The decision gives the Environmental Protection Agency two choices. It could develop, implement and enforce rules to regulate carbon dioxide emissions as a pollutant under the Clean Air Act. Or, it can seek to demonstrate, using science (real science, not political science) why carbon emissions do not contribute to climate change or bad air quality.
This ruling should herald the beginning of a carbon-constrained U.S. economy. For a moment last Tuesday I thought President Bush might agree. When he said that "whatever we do must be in concert with what happens internationally," I thought the administration might adopt a position on carbon emissions that would bring us closer to the regulation efforts being made by the rest of the developed world.
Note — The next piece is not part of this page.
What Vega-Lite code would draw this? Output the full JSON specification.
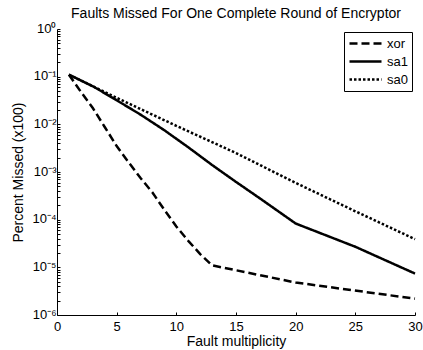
{
  "$schema": "https://vega.github.io/schema/vega-lite/v6.json",
  "width": 358,
  "height": 286,
  "autosize": "none",
  "padding": {"left": 57, "top": 29, "right": 8, "bottom": 35},
  "background": "white",
  "config": {
    "view": {"stroke": null},
    "font": "Liberation Sans",
    "axis": {"domainColor": "black", "tickColor": "black", "labelColor": "black", "titleColor": "black", "grid": false, "labelFontSize": 13, "titleFontSize": 14, "titleFontWeight": "normal"}
  },
  "title": {"text": "Faults Missed For One Complete Round of Encryptor", "fontSize": 14, "fontWeight": "normal", "color": "black", "offset": 1, "font": "Liberation Sans"},
  "data": {"values": [
    {"m": 1, "s": "xor", "v": 0.11},
    {"m": 2, "s": "xor", "v": 0.048},
    {"m": 3, "s": "xor", "v": 0.022},
    {"m": 4, "s": "xor", "v": 0.0088},
    {"m": 5, "s": "xor", "v": 0.0035},
    {"m": 6, "s": "xor", "v": 0.0016},
    {"m": 7, "s": "xor", "v": 0.00075},
    {"m": 8, "s": "xor", "v": 0.00037},
    {"m": 9, "s": "xor", "v": 0.00016},
    {"m": 10, "s": "xor", "v": 0.000072},
    {"m": 11, "s": "xor", "v": 0.000036},
    {"m": 12, "s": "xor", "v": 0.000019},
    {"m": 13, "s": "xor", "v": 0.000011},
    {"m": 20, "s": "xor", "v": 0.0000048},
    {"m": 30, "s": "xor", "v": 0.0000022},
    {"m": 1, "s": "sa1", "v": 0.11},
    {"m": 3, "s": "sa1", "v": 0.063},
    {"m": 5, "s": "sa1", "v": 0.032},
    {"m": 7, "s": "sa1", "v": 0.016},
    {"m": 9, "s": "sa1", "v": 0.0075},
    {"m": 11, "s": "sa1", "v": 0.0033},
    {"m": 13, "s": "sa1", "v": 0.0014},
    {"m": 15, "s": "sa1", "v": 0.00062},
    {"m": 17, "s": "sa1", "v": 0.00028},
    {"m": 20, "s": "sa1", "v": 0.000083},
    {"m": 25, "s": "sa1", "v": 0.000027},
    {"m": 30, "s": "sa1", "v": 0.0000074},
    {"m": 1, "s": "sa0", "v": 0.11},
    {"m": 5, "s": "sa0", "v": 0.036},
    {"m": 10, "s": "sa0", "v": 0.0093},
    {"m": 15, "s": "sa0", "v": 0.0025},
    {"m": 20, "s": "sa0", "v": 0.00059},
    {"m": 25, "s": "sa0", "v": 0.00015},
    {"m": 30, "s": "sa0", "v": 0.000039}
  ]},
  "mark": {"type": "line", "color": "black", "strokeWidth": 2.5},
  "encoding": {
    "x": {"field": "m", "type": "quantitative", "scale": {"domain": [0, 30], "nice": false},
      "axis": {"values": [0, 5, 10, 15, 20, 25, 30], "title": "Fault multiplicity", "tickSize": -3, "labelPadding": 8, "titlePadding": 1, "labelFlush": false}},
    "y": {"field": "v", "type": "quantitative", "scale": {"type": "log", "domain": [0.000001, 1], "nice": false},
      "axis": {"title": "Percent Missed (x100)", "tickSize": -3, "labelPadding": 4, "labelOffset": -1, "titlePadding": 6, "labelOverlap": false, "labelFlush": false,
        "values": [0.000001, 0.000002, 0.000003, 0.000004, 0.000005, 0.000006, 0.000007, 0.000008, 0.000009,
          0.00001, 0.00002, 0.00003, 0.00004, 0.00005, 0.00006, 0.00007, 0.00008, 0.00009,
          0.0001, 0.0002, 0.0003, 0.0004, 0.0005, 0.0006, 0.0007, 0.0008, 0.0009,
          0.001, 0.002, 0.003, 0.004, 0.005, 0.006, 0.007, 0.008, 0.009,
          0.01, 0.02, 0.03, 0.04, 0.05, 0.06, 0.07, 0.08, 0.09,
          0.1, 0.2, 0.3, 0.4, 0.5, 0.6, 0.7, 0.8, 0.9, 1],
        "labelExpr": "['10⁰','10⁻¹','10⁻²','10⁻³','10⁻⁴','10⁻⁵','10⁻⁶'][indexof([1,0.1,0.01,0.001,0.0001,0.00001,0.000001], datum.value)] || ''"}},
    "strokeDash": {"field": "s", "type": "nominal",
      "scale": {"domain": ["xor", "sa1", "sa0"], "range": [[8, 4], [1, 0], [2.5, 2]]},
      "legend": {"title": null, "orient": "top-right", "offset": 3, "strokeColor": "black", "fillColor": "white", "padding": 4, "symbolType": "stroke", "symbolSize": 1024, "clipHeight": 15, "symbolStrokeWidth": 2.5, "symbolStrokeColor": "black", "labelFontSize": 13, "labelColor": "black", "rowPadding": 3, "labelOffset": 4}
    }
  }
}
Then the president continued, "Unless there is an accord with China, China will produce greenhouse gases that will offset anything we do in a brief period of time." True, China will outpace our emissions level, but there was a time when the United States led the world in environmental protection. I hope we are not following China when it comes to environmental policy-making.
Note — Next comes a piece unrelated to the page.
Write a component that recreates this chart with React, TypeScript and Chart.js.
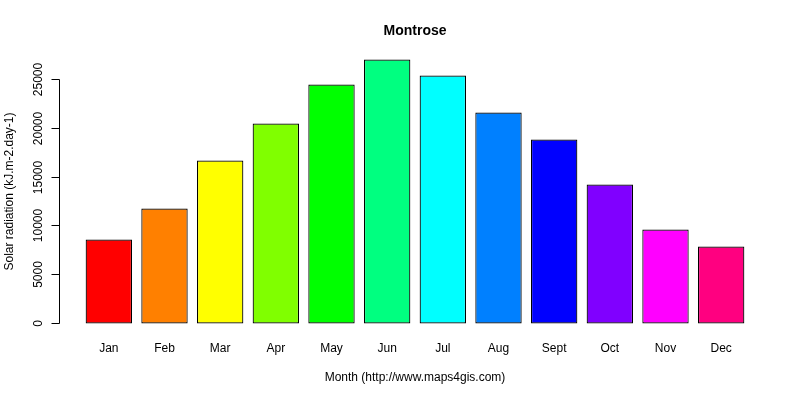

Of course, the president is right that we must find a way to reduce our carbon emissions without cutting back on economic prosperity. However, environmental protection and economic prosperity are not mutually exclusive. Over the past 10 years, for example, United Technologies, on whose board I serve, has reduced its absolute energy use by 19 percent while its revenue has grown more than 80 percent.
For guidance on which to base a policy, we can look to the results from the last time the Clean Air Act was amended, in 1990. Those amendments required substantial reductions in the emissions of sulfur dioxide (SO2), the primary component of acid rain. There was broad agreement that acid rain was seriously damaging our environment. There was less unanimity about the method to be used to achieve the reduction in emissions - a market-based cap-and-trade system.
Controversial among environmentalists and businesses, the trading program had government-set standards for safe concentrations of SO2, a clear timetable for achievement and strict penalties for non-attainment. In a break from previous approaches, the government said it didn't care how businesses reached the goals, only that they do it on time.
In addition, if a company lowered its emissions below the required level, it could keep the difference for future development or sell the credits to others that hadn't met the standards. The government cared only that the air was cleaned to required levels. If the profit motive spurred private-sector actions, fine.
Before I left the EPA, we checked how effective that program had been. The results were startling. Not only had there been nearly universal compliance across all emitters, the levels of SO2 in the atmosphere were lower than the regulation had required, and the feat had been achieved in about half the time called for at much lower cost than anticipated.
This program was a success because there was a national standard set by the government, certainty on timelines and penalties, and flexibility in how the targets were achieved. While voluntary programs are good, they are not good enough, and we need national caps on greenhouse gases.
In January, the leaders of 10 of America's largest energy, manufacturing and financial services companies - including Duke Power, DuPont and Lehman Brothers - held a news conference with leaders of several environmental groups. They called for government-required action to reduce greenhouse gas emissions, using a market-based system similar to that employed in fighting acid rain. Their call has increasingly been echoed.
Back when he was governor of Texas, President Bush enacted mandatory caps on carbon emissions in his state. During the 2000 presidential campaign, he promised to regulate carbon emissions nationwide. Shortly after taking office, though, he backed away from that pledge. There were good domestic reasons at the time, but those reasons are no longer valid.
Neither the American people nor the rest of the world want this debate to be delayed until the 2008 elections. The temptation to preserve the issue will be great but must be resisted.
Over the past several years, calls for mandatory caps on carbon emissions - from environmentalists, scientists, business leaders, evangelical Christians - have grown. Now the Supreme Court has joined in. Delay is no longer an option. The president and Congress must act.
The writer was administrator of the Environmental Protection Agency from 2001 to 2003.